2021年6月22日大学礼拝(リモート礼拝)のお知らせ
Date:2021.06.18
2021年度前学期第10回
大学礼拝(リモート礼拝)
礼拝動画の配信
聖書とメッセージの動画の視聴にさいしては、以下のリンク(
https://drive.google.com/file/d/1eoTls5JgyU_1V_3qET5KQPjP1DWsUnZC/view?usp=sharing
聖書 フィリピの信徒への手紙1章3−6節
奨励 「大切な思い出」小林昭博先生(宗教主任)
【本日の聖書】
フィリピの信徒への手紙1章3−6節
【新共同訳聖書】
3わたしは、あなたがたのことを思い起こす度に、わたしの神に感謝し、4あなたがた一同のために祈る度に、いつも喜びをもって祈っています。5それは、あなたがたが最初の日から今日まで、福音にあずかっているからです。6あなたがたの中で善い業を始められた方が、キリスト・イエスの日までに、その業を成し遂げてくださると、わたしは確信しています。
【本日の奨励】
「大切な思い出」
本日の聖書はフィリピの教会の人たちを大切にするパウロの思いが率直に表されています。3節はフィリピの人たちとのこれまでの全ての思い出がパウロに感謝の気持ちを溢れさせるほどに素晴らしいものであることが記されています。ここからローマでの軟禁生活を強いられていたパウロがフィリピの人たちの存在を支えにしていたことが窺えます。4節はフィリピの人たちを覚えて祈るときに、パウロが溢れるような喜びに包まれていることを実感する様子を伝えています。この背後には軟禁状態にあるパウロをフィリピの人たちが経済的・精神的に支えていたという実際的な事情があります(フィリピ2:25−30、4:10−19参照)。5節はパウロがフィリピに宣教した「最初の日から今日まで」の間、フィリピの人たちが変わることなく最初に受けた教えを守り続けていることがパウロの喜びにほかならないことを記しています。この言葉に触れるとき、黒澤酉蔵初代学園長が酪農学園を創立した「最初の日から今日まで」の間、酪農学園が建学の精神を変わることなく守り続けているかどうかを絶えず確かめていくことの大切さを改めて実感します。6節は過去から現在まで福音を守り続けてきたフィリピの人たちが、「キリスト・イエスの日まで」=「終末の最後の審判のときまで」、すなわち未来に至るまで変わらずに福音を守り続けて欲しいとのパウロの思いが記されています。この言葉を聞くとき、酪農学園が「神を愛し、人を愛し、土を愛す」三愛主義を未来においても変わることなく守り続けていくことの大切さを改めて実感します。
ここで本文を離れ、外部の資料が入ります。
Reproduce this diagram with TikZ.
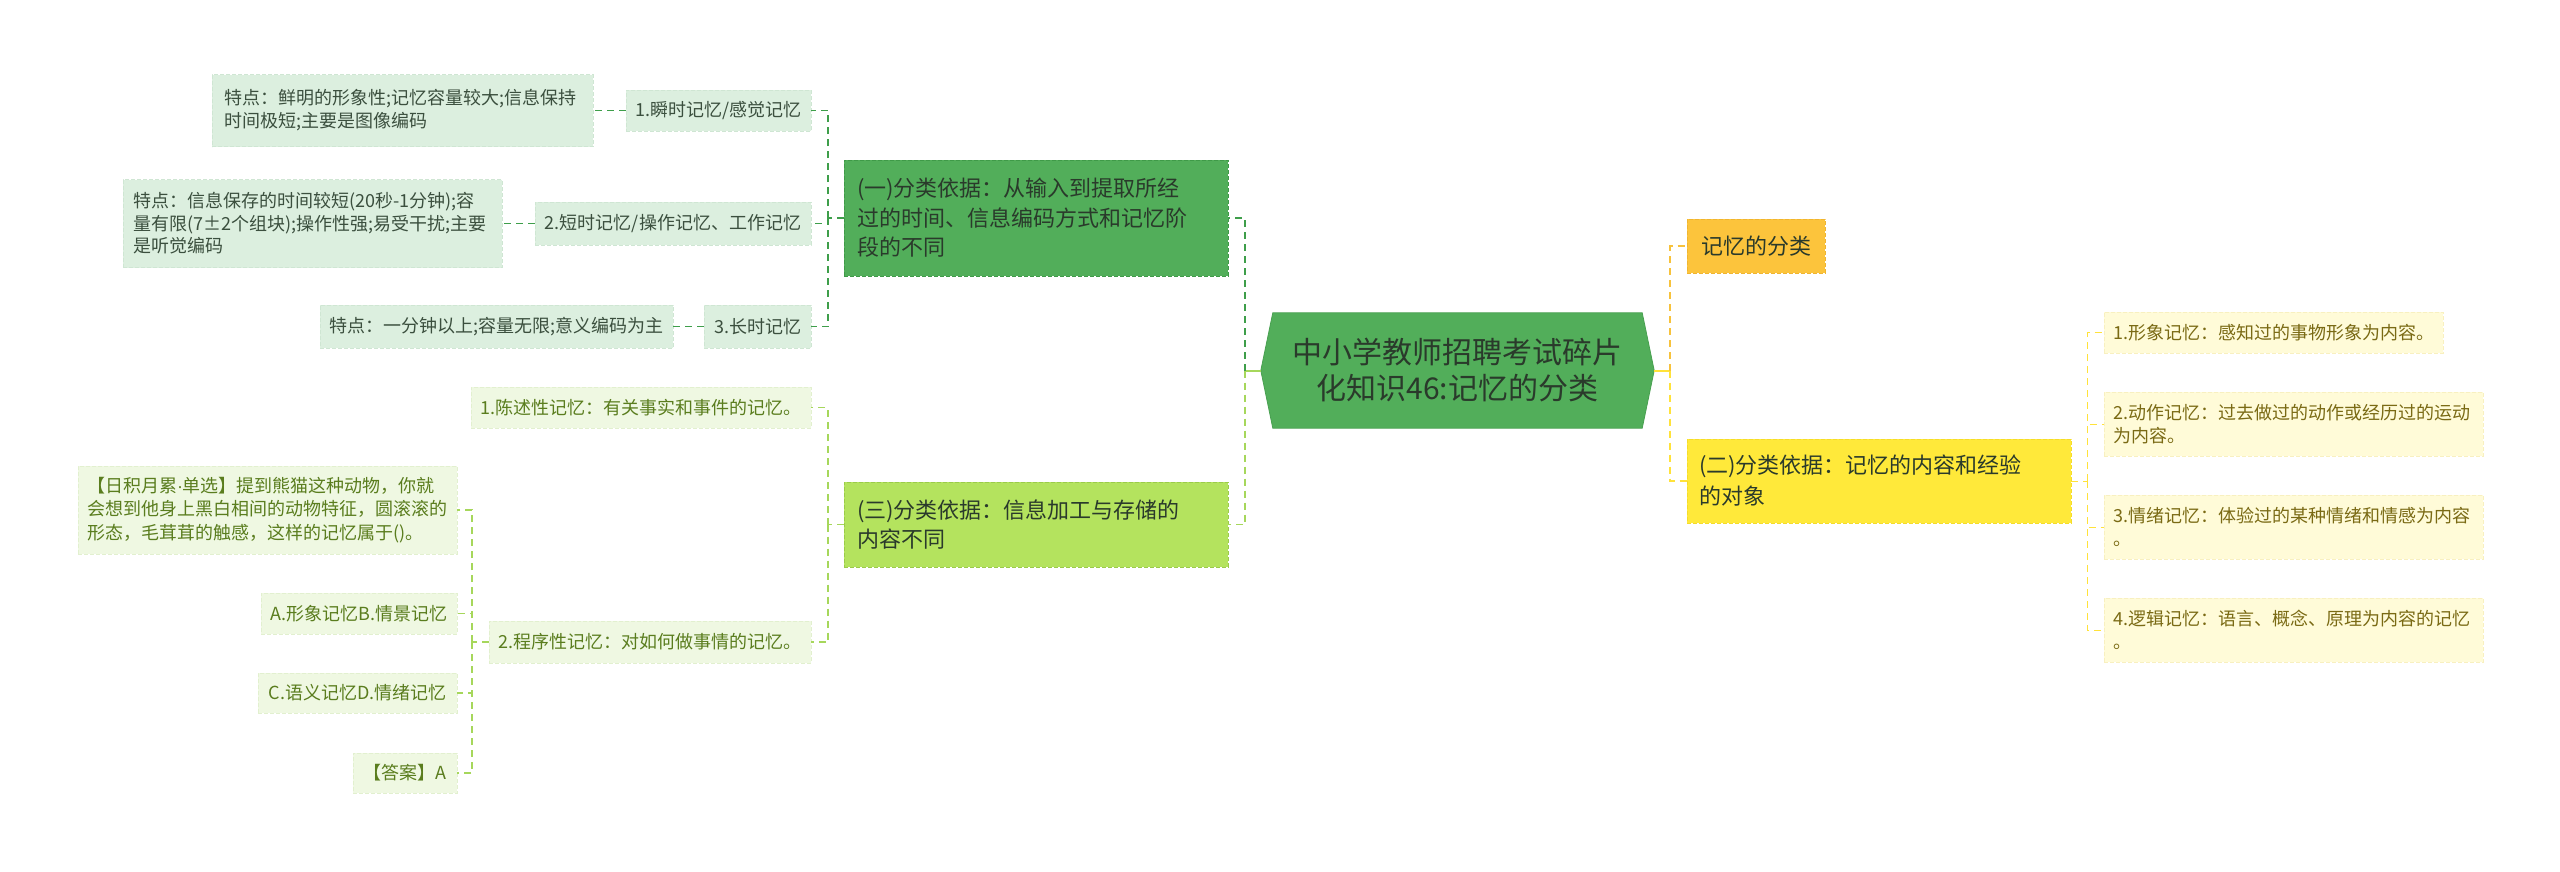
\documentclass[tikz,border=0pt]{standalone}
\usepackage{fontspec}
\setmainfont{Noto Sans CJK SC}
\newfontfamily\dotfont{Liberation Sans}
\definecolor{rootfill}{HTML}{52AE5A}
\definecolor{rootline}{HTML}{48A050}
\definecolor{roottext}{HTML}{2A3A2B}
\definecolor{bonefill}{HTML}{52AE5A}
\definecolor{boneline}{HTML}{3F9A48}
\definecolor{bthreefill}{HTML}{B4E35E}
\definecolor{bthreeline}{HTML}{9BCB4A}
\definecolor{ronefill}{HTML}{FCC43C}
\definecolor{roneline}{HTML}{F0B530}
\definecolor{rtwofill}{HTML}{FFE93A}
\definecolor{rtwoline}{HTML}{F5DC2A}
\definecolor{dkfill}{HTML}{DCEFDF}
\definecolor{dkline}{HTML}{CFE6D3}
\definecolor{dktext}{HTML}{3B4F3E}
\definecolor{ltfill}{HTML}{EFF8E2}
\definecolor{ltline}{HTML}{E2F0CF}
\definecolor{lttext}{HTML}{5A7D1E}
\definecolor{ylfill}{HTML}{FFFBD8}
\definecolor{ylline}{HTML}{F8F0C0}
\definecolor{yltext}{HTML}{7A6A14}
\definecolor{cdark}{HTML}{3E9E4A}
\definecolor{clight}{HTML}{A6D75B}
\definecolor{cyellow}{HTML}{FFE23A}
\definecolor{corange}{HTML}{F7C23C}
\begin{document}
\begin{tikzpicture}[x=1pt,y=-1pt,
  box/.style={rectangle, inner sep=0pt, anchor=center, align=left},
  bdash/.style={dash pattern=on 4pt off 2pt, line width=0.8pt},
  leafdk/.style={box, fill=dkfill, draw=dkline, bdash, text=dktext, font=\fontsize{18}{23}\selectfont},
  leaflt/.style={box, fill=ltfill, draw=ltline, bdash, text=lttext, font=\fontsize{18}{23.5}\selectfont},
  leafyl/.style={box, fill=ylfill, draw=ylline, bdash, text=yltext, font=\fontsize{18}{23}\selectfont},
  mainbox/.style={box, bdash, text=roottext, font=\fontsize{22}{29.5}\selectfont},
  conn/.style={dash pattern=on 7pt off 5pt, line width=1.4pt},
  cdk/.style={conn, draw=cdark},
  clt/.style={conn, draw=clight},
  cyl/.style={conn, draw=cyellow},
  cor/.style={conn, draw=corange}]
\useasboundingbox (0,0) rectangle (2560,871);
\fill[white] (0,0) rectangle (2560,871);

% root
\node[box, minimum width=393pt, minimum height=115pt] (root) at (1457.5,370.5) {};
\filldraw[fill=rootfill, draw=rootline, line width=0.8pt]
  ([xshift=12pt]root.north west) -- ([xshift=-12pt]root.north east) -- (root.east)
  -- ([xshift=-12pt]root.south east) -- ([xshift=12pt]root.south west) -- (root.west) -- cycle;
\node[text=roottext, font=\fontsize{30}{36}\selectfont, align=center] (roottxt) at (root.center)
  {中小学教师招聘考试碎片\\化知识46:记忆的分类};

\coordinate (jl) at (1245,370.5);
\coordinate (jr) at (1670,370.5);

% main branches
\node[mainbox, fill=bonefill, draw=boneline, minimum width=384pt, minimum height=116pt, text width=358pt] (b1) at (1036,218)
  {(一)分类依据：从输入到提取所经\\过的时间、信息编码方式和记忆阶\\段的不同};
\node[mainbox, fill=bthreefill, draw=bthreeline, minimum width=384pt, minimum height=85pt, text width=358pt] (b3) at (1036,524.5)
  {(三)分类依据：信息加工与存储的\\内容不同};
\node[mainbox, fill=ronefill, draw=roneline, minimum width=138pt, minimum height=54pt] (r1) at (1756,246)
  {记忆的分类};
\node[mainbox, fill=rtwofill, draw=rtwoline, minimum width=384pt, minimum height=84pt, text width=360pt,
  font=\fontsize{22}{31}\selectfont] (r2) at (1879,481)
  {(二)分类依据：记忆的内容和经验\\的对象};

% central connectors
\draw[draw=clight, line width=2pt] (root.west) -- (jl);
\draw[draw=cyellow, line width=2pt] (root.east) -- (jr);
\draw[cdk] (jl) -- (jl |- b1.east) -- (b1.east);
\draw[clt] (jl) -- (jl |- b3.east) -- (b3.east);
\draw[cor] (jr) |- (r1.west);
\draw[cyl] (jr) |- (r2.west);

% dark green branch leaves
\node[leafdk, minimum width=185pt, minimum height=41pt] (a1) at (718.5,110.5) {1.瞬时记忆/感觉记忆};
\node[leafdk, minimum width=381pt, minimum height=72pt, text width=357pt] (a1d) at (402.5,110.5)
  {特点：鲜明的形象性;记忆容量较大;信息保持\\时间极短;主要是图像编码};
\node[leafdk, minimum width=276pt, minimum height=43pt] (a2) at (673,223.5) {2.短时记忆/操作记忆、工作记忆};
\node[leafdk, minimum width=379pt, minimum height=88pt, text width=359pt, font=\fontsize{18}{22.5}\selectfont] (a2d) at (312.5,223.5)
  {特点：信息保存的时间较短(20秒-1分钟);容\\量有限(7±2个组块);操作性强;易受干扰;主要\\是听觉编码};
\node[leafdk, minimum width=107pt, minimum height=43pt] (a3) at (757.5,326.5) {3.长时记忆};
\node[leafdk, minimum width=353pt, minimum height=43pt] (a3d) at (496.5,326.5) {特点：一分钟以上;容量无限;意义编码为主};

\coordinate (ka) at (828,218);
\draw[cdk] (b1.west) -- (ka);
\draw[cdk] (ka) |- (a1.east);
\draw[cdk] (ka) |- (a2.east);
\draw[cdk] (ka) |- (a3.east);
\draw[cdk] (a1.west) -- (a1d.east);
\draw[cdk] (a2.west) -- (a2d.east);
\draw[cdk] (a3.west) -- (a3d.east);

% light green branch leaves
\node[leaflt, minimum width=340pt, minimum height=41pt] (c1) at (641,407.5) {1.陈述性记忆：有关事实和事件的记忆。};
\node[leaflt, minimum width=322pt, minimum height=42pt] (c2) at (650,642) {2.程序性记忆：对如何做事情的记忆。};
\node[leaflt, minimum width=379pt, minimum height=88pt, text width=361pt] (q) at (267.5,510)
  {【日积月累{\dotfont ·}单选】提到熊猫这种动物，你就\\会想到他身上黑白相间的动物特征，圆滚滚的\\形态，毛茸茸的触感，这样的记忆属于()。};
\node[leaflt, minimum width=196pt, minimum height=41pt] (qa) at (359,613.5) {A.形象记忆B.情景记忆};
\node[leaflt, minimum width=199pt, minimum height=40pt] (qc) at (357.5,693) {C.语义记忆D.情绪记忆};
\node[leaflt, minimum width=104pt, minimum height=40pt] (qd) at (405,773) {【答案】A};

\coordinate (kc) at (828,524.5);
\draw[clt] (b3.west) -- (kc);
\draw[clt] (kc) |- (c1.east);
\draw[clt] (kc) |- (c2.east);
\coordinate (kq) at (472,642);
\draw[clt] (c2.west) -- (kq);
\draw[clt] (kq) |- (q.east);
\draw[clt] (kq) |- (qa.east);
\draw[clt] (kq) |- (qc.east);
\draw[clt] (kq) |- (qd.east);

% yellow branch leaves
\node[leafyl, minimum width=339pt, minimum height=41pt] (r21) at (2273.5,332.5) {1.形象记忆：感知过的事物形象为内容。};
\node[leafyl, minimum width=379pt, minimum height=64pt, text width=361pt] (r22) at (2293.5,424)
  {2.动作记忆：过去做过的动作或经历过的运动\\为内容。};
\node[leafyl, minimum width=379pt, minimum height=64pt, text width=361pt] (r23) at (2293.5,527)
  {3.情绪记忆：体验过的某种情绪和情感为内容\\。};
\node[leafyl, minimum width=379pt, minimum height=64pt, text width=361pt] (r24) at (2293.5,630)
  {4.逻辑记忆：语言、概念、原理为内容的记忆\\。};

\coordinate (kr) at (2087,481);
\draw[cyl, line width=1pt] (r2.east) -- (kr);
\draw[cyl, line width=1pt] (kr) |- (r21.west);
\draw[cyl, line width=1pt] (kr) |- (r22.west);
\draw[cyl, line width=1pt] (kr) |- (r23.west);
\draw[cyl, line width=1pt] (kr) |- (r24.west);
\end{tikzpicture}
\end{document}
今一通り本日の聖書の言葉を追ってみましたが、今日は3節に着目して、奨励題に示したように「大切な思い出」について考えてみたいと思います。新共同訳聖書は3節のμνεία(ムネイア)を「思い起こす」と動名詞的に訳しているのですが、μνείαは「思い出」を意味する名詞であり、3節は正確には「わたしはあなたたちのあらゆる思い出についてわたしの神に感謝しています」となります。つまり、3節はパウロがフィリピの人たちのことを思い出したときにたまたま神に感謝していると言っているのではなく、フィリピの人たちとのこれまでの全ての「思い出」が自らの生きる糧になっているゆえに、神に感謝していると言っているのです。ですから、3節からパウロが「思い出」が持つ特別な力を経験していたことが窺われます。
確かに、わたしたちも写真や日記、同窓会での旧友との昔話といった「思い出」から力を貰い、えも言われぬ熱い思いが湧き上がる経験をしています。このような経験は「思い出」が過去の出来事であると同時に、現在的な出来事として再現するものであることを示しており、ここに過去から現在へと時空を超えて立ち現れてくる「思い出」が持つ特別な力があるのではないでしょうか。そして、酪農学園の「思い出」は聖書とキリスト教の精神に基づいて、酪農・農業の担い手を育成しようとして創立者が掲げた夢とその夢を実現するために尽力してきた人たちの歩みにほかなりません。わたしたちも酪農学園の「大切な思い出」を共有し、その「思い出」を現在的な出来事として再現させる担い手として歩んでいきましょう。